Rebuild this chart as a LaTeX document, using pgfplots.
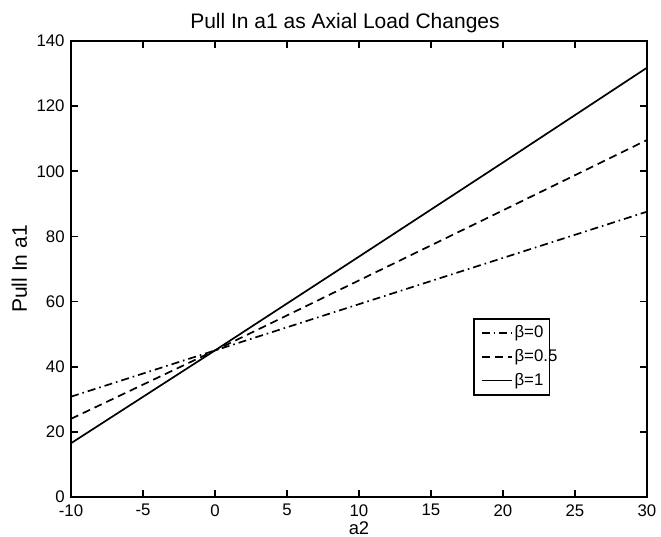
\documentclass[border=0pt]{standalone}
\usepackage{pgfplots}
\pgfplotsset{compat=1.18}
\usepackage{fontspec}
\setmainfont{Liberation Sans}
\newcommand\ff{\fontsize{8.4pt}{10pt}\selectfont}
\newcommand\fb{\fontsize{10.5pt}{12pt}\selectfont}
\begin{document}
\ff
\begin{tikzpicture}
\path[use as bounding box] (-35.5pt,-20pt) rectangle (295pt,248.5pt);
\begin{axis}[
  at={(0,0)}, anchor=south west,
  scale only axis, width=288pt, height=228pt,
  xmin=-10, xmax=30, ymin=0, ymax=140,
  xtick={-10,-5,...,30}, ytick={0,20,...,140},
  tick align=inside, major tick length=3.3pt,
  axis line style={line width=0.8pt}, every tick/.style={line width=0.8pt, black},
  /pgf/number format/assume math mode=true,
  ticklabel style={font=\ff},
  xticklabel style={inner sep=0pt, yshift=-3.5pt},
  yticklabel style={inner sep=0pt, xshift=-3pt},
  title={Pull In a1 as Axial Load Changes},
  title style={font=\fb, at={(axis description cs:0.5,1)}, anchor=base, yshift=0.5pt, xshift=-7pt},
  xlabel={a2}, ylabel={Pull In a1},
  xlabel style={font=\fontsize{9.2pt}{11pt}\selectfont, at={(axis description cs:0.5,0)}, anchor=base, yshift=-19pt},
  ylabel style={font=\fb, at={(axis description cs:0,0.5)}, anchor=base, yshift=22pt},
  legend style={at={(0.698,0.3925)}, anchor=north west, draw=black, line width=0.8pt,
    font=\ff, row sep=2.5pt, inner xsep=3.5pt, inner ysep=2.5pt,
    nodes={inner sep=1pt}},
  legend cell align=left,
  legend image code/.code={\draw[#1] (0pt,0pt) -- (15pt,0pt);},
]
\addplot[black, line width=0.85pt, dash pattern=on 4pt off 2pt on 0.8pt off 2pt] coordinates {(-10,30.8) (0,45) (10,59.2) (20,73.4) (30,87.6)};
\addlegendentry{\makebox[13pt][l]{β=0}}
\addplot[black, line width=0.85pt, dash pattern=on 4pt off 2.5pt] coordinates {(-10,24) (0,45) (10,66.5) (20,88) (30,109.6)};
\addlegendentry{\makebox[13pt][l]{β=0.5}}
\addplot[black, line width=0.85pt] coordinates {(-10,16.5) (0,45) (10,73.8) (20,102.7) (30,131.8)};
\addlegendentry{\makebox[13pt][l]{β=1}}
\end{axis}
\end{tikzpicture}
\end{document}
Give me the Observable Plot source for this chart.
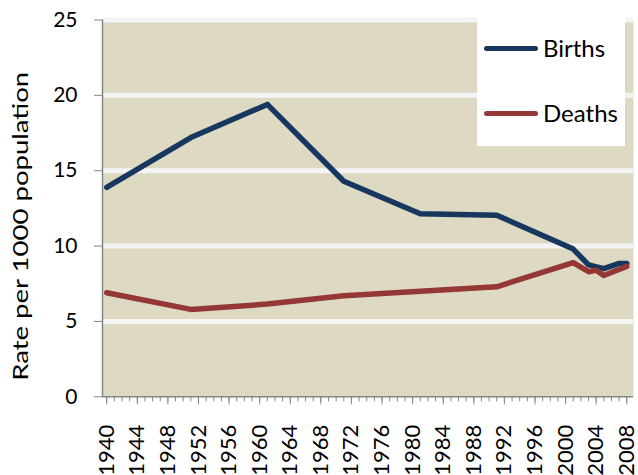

...

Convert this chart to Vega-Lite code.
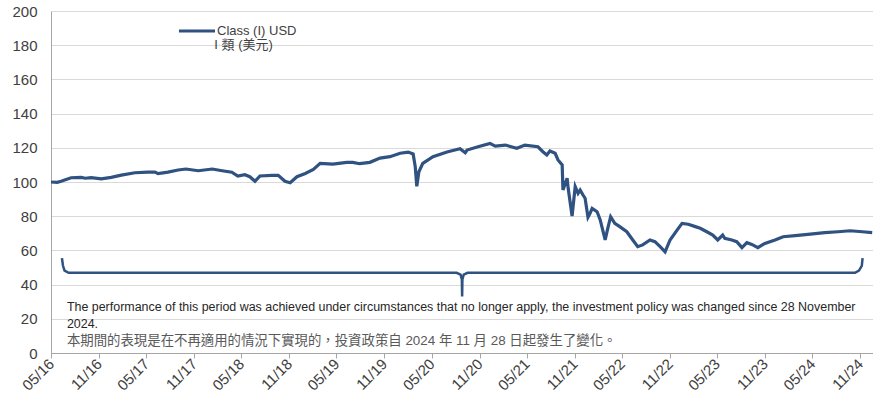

...

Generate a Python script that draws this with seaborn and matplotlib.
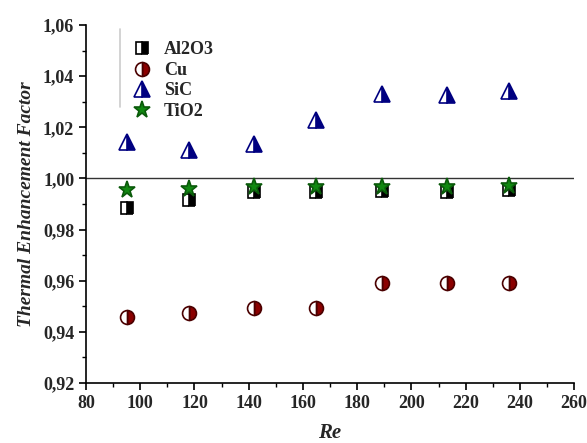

__What is asked__
Copy each line of the data that contains the word "this".

__The reply__
Rebuild this chart as a LaTeX document, using pgfplots.
Give me the Observable Plot source for this chart.
Convert this chart to Vega-Lite code.
Generate a Python script that draws this with seaborn and matplotlib.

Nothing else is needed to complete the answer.